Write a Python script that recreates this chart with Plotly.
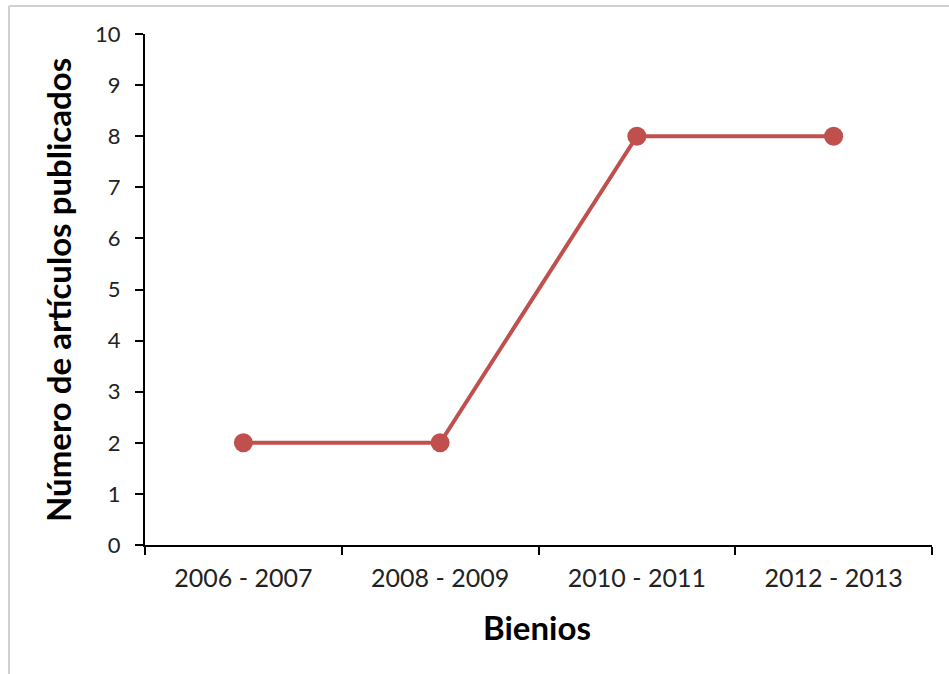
import plotly.graph_objects as go

categorias = ["2006 - 2007", "2008 - 2009", "2010 - 2011", "2012 - 2013"]
articulos = [2, 2, 8, 8]
y_ticks = list(range(0, 11))

color = "#C0504D"
font_fam = "Lato, 'Open Sans', sans-serif"

fig = go.Figure()
fig.add_trace(go.Scatter(
    x=categorias, y=articulos, mode="lines+markers",
    line=dict(color=color, width=4),
    marker=dict(color=color, size=19),
    showlegend=False, cliponaxis=False,
))

L, R, T, B = 145, 17, 34, 129
W, H = 949, 674
pw, ph = W - L - R, H - T - B

fig.update_layout(
    width=W, height=H,
    margin=dict(l=L, r=R, t=T, b=B),
    paper_bgcolor="white", plot_bgcolor="white",
    font=dict(family=font_fam, color="#222222"),
    xaxis=dict(
        type="category", range=[-0.5, 3.5],
        showline=True, linecolor="black", linewidth=2,
        ticks="outside", ticklen=8, tickwidth=2, tickcolor="black",
        tickson="boundaries", showgrid=False, zeroline=False,
        tickfont=dict(size=25, color="#222222", family=font_fam),
        ticklabelstandoff=10,
    ),
    yaxis=dict(
        range=[0, 10], tickvals=y_ticks,
        showline=True, linecolor="black", linewidth=2,
        ticks="outside", ticklen=8, tickwidth=2, tickcolor="black",
        showgrid=False, zeroline=False,
        tickfont=dict(size=22, color="#222222", family=font_fam),
        ticklabelstandoff=10,
    ),
    annotations=[
        dict(text="<b>Bienios</b>", xref="paper", yref="paper",
             x=(537 - L) / pw, y=(H - B - 627) / ph,
             xanchor="center", yanchor="middle", showarrow=False,
             font=dict(size=33, color="black", family=font_fam)),
        dict(text="<b>Número de artículos publicados</b>", xref="paper", yref="paper",
             x=(58 - L) / pw, y=(H - B - 290) / ph, textangle=-90,
             xanchor="center", yanchor="middle", showarrow=False,
             font=dict(size=33, color="black", family=font_fam)),
    ],
    shapes=[
        dict(type="line", xref="paper", yref="paper",
             x0=(9 - L) / pw, x1=(W + 5 - L) / pw,
             y0=(H - B - 6) / ph, y1=(H - B - 6) / ph,
             line=dict(color="#D0D0D0", width=2)),
        dict(type="line", xref="paper", yref="paper",
             x0=(9 - L) / pw, x1=(9 - L) / pw,
             y0=(H - B - 6) / ph, y1=(H - B - H - 5) / ph,
             line=dict(color="#D0D0D0", width=2)),
    ],
)

fig.write_html("out.html")
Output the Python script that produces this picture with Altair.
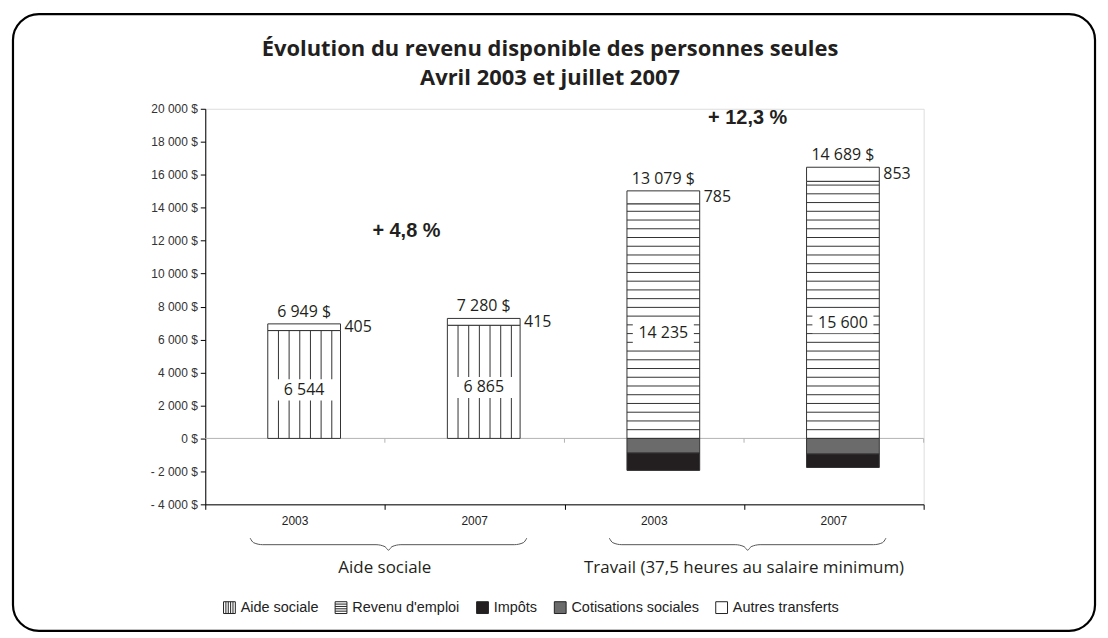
■ ■ ■ ■
**TASK DESCRIPTION**.
Lines containing the string "with" are to be selected and copied.

**TASK RESULT**.
Write a Python script that recreates this chart with Plotly.
Output the Python script that produces this picture with Altair.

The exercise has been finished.